■ Collected material:
** begin **

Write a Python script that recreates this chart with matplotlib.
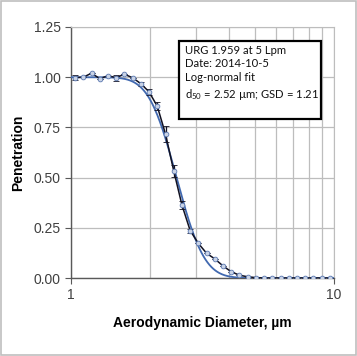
import math
import numpy as np
import matplotlib
matplotlib.use("Agg")
import matplotlib.pyplot as plt
from matplotlib.patches import Rectangle

# APS channel midpoints (um) and measured penetration
diam = [1.037, 1.114, 1.197, 1.286, 1.382, 1.486, 1.596, 1.715, 1.843, 1.981,
        2.129, 2.288, 2.458, 2.642, 2.839, 3.051, 3.278, 3.523, 3.786, 4.068,
        4.371, 4.698, 5.048, 5.425, 5.829, 6.264, 6.732, 7.234, 7.774, 8.354,
        8.977, 9.647]
pen = [0.998, 1.000, 1.020, 0.993, 1.007, 0.998, 1.015, 0.997, 0.968, 0.927,
       0.855, 0.716, 0.534, 0.363, 0.236, 0.172, 0.123, 0.095, 0.060, 0.031,
       0.014, 0.006, 0.002, 0.0, 0.0, 0.0, 0.0, 0.0, 0.0, 0.0,
       0.0, 0.0]
err = [0.012, 0.0, 0.0, 0.0, 0.0, 0.015, 0.0, 0.0, 0.01, 0.015,
       0.02, 0.04, 0.03, 0.02, 0.01, 0.0, 0.0, 0.0, 0.0, 0.0,
       0.0, 0.0, 0.0, 0.0, 0.0, 0.0, 0.0, 0.0, 0.0, 0.0,
       0.0, 0.0]

# log-normal fit parameters from the legend box
d50 = 2.52
gsd = 1.21

xfit = np.logspace(0, 1, 400)
yfit = [1 - 0.5 * (1 + math.erf(math.log(d / d50) / math.log(gsd) / math.sqrt(2))) for d in xfit]

plt.rcParams['font.family'] = ['Liberation Sans', 'DejaVu Sans']

fig = plt.figure(figsize=(3.57, 3.56), dpi=100)
ax = fig.add_axes([71 / 357, 78 / 356, 263 / 357, 251 / 356])

ax.plot(xfit, yfit, color="#4169B0", linewidth=1.3, zorder=3)
ax.errorbar(diam, pen, yerr=err, color="#111122", linewidth=1.1, elinewidth=0.9,
            capsize=2, capthick=0.9, marker="o", markersize=3.4,
            markerfacecolor="#C9D3E6", markeredgecolor="#5A78B0", markeredgewidth=0.6,
            zorder=4)

ax.set_xscale("log")
ax.set_xlim(1, 10)
ax.set_ylim(0, 1.25)
ax.set_xticks([1, 10])
ax.set_xticklabels(["1", "10"])
ax.set_xticks([2, 3, 4, 5, 6, 7, 8, 9], minor=True)
ax.xaxis.set_minor_formatter(plt.NullFormatter())
ax.set_yticks([0, 0.25, 0.5, 0.75, 1.0, 1.25])
ax.set_yticklabels(["0.00", "0.25", "0.50", "0.75", "1.00", "1.25"])

ax.grid(True, which="both", axis="x", color="#BDBDBD", linewidth=0.9)
ax.grid(True, which="major", axis="y", color="#BDBDBD", linewidth=0.9)
ax.set_axisbelow(True)

for s in ["top", "right"]:
    ax.spines[s].set_color("#BDBDBD")
for s in ["left", "bottom"]:
    ax.spines[s].set_color("#595959")
    ax.spines[s].set_linewidth(1.0)

ax.tick_params(axis="both", which="major", direction="out", length=4, color="#595959",
               labelsize=10, labelcolor="#404040")
ax.tick_params(axis="x", which="minor", length=0)

ax.set_xlabel("Aerodynamic Diameter, µm", fontsize=10, fontweight="bold", labelpad=10)
ax.set_ylabel("Penetration", fontsize=10, fontweight="bold", labelpad=6)

# annotation box
ax.add_patch(Rectangle((0.411, 0.633), 0.540, 0.311, transform=ax.transAxes,
                       facecolor="white", edgecolor="black", linewidth=1.6, zorder=5))
ax.text(0.433, 0.93,
        "URG 1.959 at 5 Lpm\nDate: 2014-10-5\nLog-normal fit\n$\\mathregular{d_{50}}$ = 2.52 µm; GSD = 1.21",
        transform=ax.transAxes, fontsize=8.1, family=["Lato", "DejaVu Sans"],
        va="top", ha="left", linespacing=1.32, color="#111111", zorder=6)

fig.patches.append(Rectangle((0.003, 0.003), 0.994, 0.994, transform=fig.transFigure,
                             fill=False, edgecolor="#BFBFBF", linewidth=1.2))

fig.savefig("out.png", dpi=100)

** end **

■ What you are asked to do: Without the pictures, output the full listing exactly as it stands.

■ The result:
Write a Python script that recreates this chart with matplotlib.
import math
import numpy as np
import matplotlib
matplotlib.use("Agg")
import matplotlib.pyplot as plt
from matplotlib.patches import Rectangle

# APS channel midpoints (um) and measured penetration
diam = [1.037, 1.114, 1.197, 1.286, 1.382, 1.486, 1.596, 1.715, 1.843, 1.981,
        2.129, 2.288, 2.458, 2.642, 2.839, 3.051, 3.278, 3.523, 3.786, 4.068,
        4.371, 4.698, 5.048, 5.425, 5.829, 6.264, 6.732, 7.234, 7.774, 8.354,
        8.977, 9.647]
pen = [0.998, 1.000, 1.020, 0.993, 1.007, 0.998, 1.015, 0.997, 0.968, 0.927,
       0.855, 0.716, 0.534, 0.363, 0.236, 0.172, 0.123, 0.095, 0.060, 0.031,
       0.014, 0.006, 0.002, 0.0, 0.0, 0.0, 0.0, 0.0, 0.0, 0.0,
       0.0, 0.0]
err = [0.012, 0.0, 0.0, 0.0, 0.0, 0.015, 0.0, 0.0, 0.01, 0.015,
       0.02, 0.04, 0.03, 0.02, 0.01, 0.0, 0.0, 0.0, 0.0, 0.0,
       0.0, 0.0, 0.0, 0.0, 0.0, 0.0, 0.0, 0.0, 0.0, 0.0,
       0.0, 0.0]

# log-normal fit parameters from the legend box
d50 = 2.52
gsd = 1.21

xfit = np.logspace(0, 1, 400)
yfit = [1 - 0.5 * (1 + math.erf(math.log(d / d50) / math.log(gsd) / math.sqrt(2))) for d in xfit]

plt.rcParams['font.family'] = ['Liberation Sans', 'DejaVu Sans']

fig = plt.figure(figsize=(3.57, 3.56), dpi=100)
ax = fig.add_axes([71 / 357, 78 / 356, 263 / 357, 251 / 356])

ax.plot(xfit, yfit, color="#4169B0", linewidth=1.3, zorder=3)
ax.errorbar(diam, pen, yerr=err, color="#111122", linewidth=1.1, elinewidth=0.9,
            capsize=2, capthick=0.9, marker="o", markersize=3.4,
            markerfacecolor="#C9D3E6", markeredgecolor="#5A78B0", markeredgewidth=0.6,
            zorder=4)

ax.set_xscale("log")
ax.set_xlim(1, 10)
ax.set_ylim(0, 1.25)
ax.set_xticks([1, 10])
ax.set_xticklabels(["1", "10"])
ax.set_xticks([2, 3, 4, 5, 6, 7, 8, 9], minor=True)
ax.xaxis.set_minor_formatter(plt.NullFormatter())
ax.set_yticks([0, 0.25, 0.5, 0.75, 1.0, 1.25])
ax.set_yticklabels(["0.00", "0.25", "0.50", "0.75", "1.00", "1.25"])

ax.grid(True, which="both", axis="x", color="#BDBDBD", linewidth=0.9)
ax.grid(True, which="major", axis="y", color="#BDBDBD", linewidth=0.9)
ax.set_axisbelow(True)

for s in ["top", "right"]:
    ax.spines[s].set_color("#BDBDBD")
for s in ["left", "bottom"]:
    ax.spines[s].set_color("#595959")
    ax.spines[s].set_linewidth(1.0)

ax.tick_params(axis="both", which="major", direction="out", length=4, color="#595959",
               labelsize=10, labelcolor="#404040")
ax.tick_params(axis="x", which="minor", length=0)

ax.set_xlabel("Aerodynamic Diameter, µm", fontsize=10, fontweight="bold", labelpad=10)
ax.set_ylabel("Penetration", fontsize=10, fontweight="bold", labelpad=6)

# annotation box
ax.add_patch(Rectangle((0.411, 0.633), 0.540, 0.311, transform=ax.transAxes,
                       facecolor="white", edgecolor="black", linewidth=1.6, zorder=5))
ax.text(0.433, 0.93,
        "URG 1.959 at 5 Lpm\nDate: 2014-10-5\nLog-normal fit\n$\\mathregular{d_{50}}$ = 2.52 µm; GSD = 1.21",
        transform=ax.transAxes, fontsize=8.1, family=["Lato", "DejaVu Sans"],
        va="top", ha="left", linespacing=1.32, color="#111111", zorder=6)

fig.patches.append(Rectangle((0.003, 0.003), 0.994, 0.994, transform=fig.transFigure,
                             fill=False, edgecolor="#BFBFBF", linewidth=1.2))

fig.savefig("out.png", dpi=100)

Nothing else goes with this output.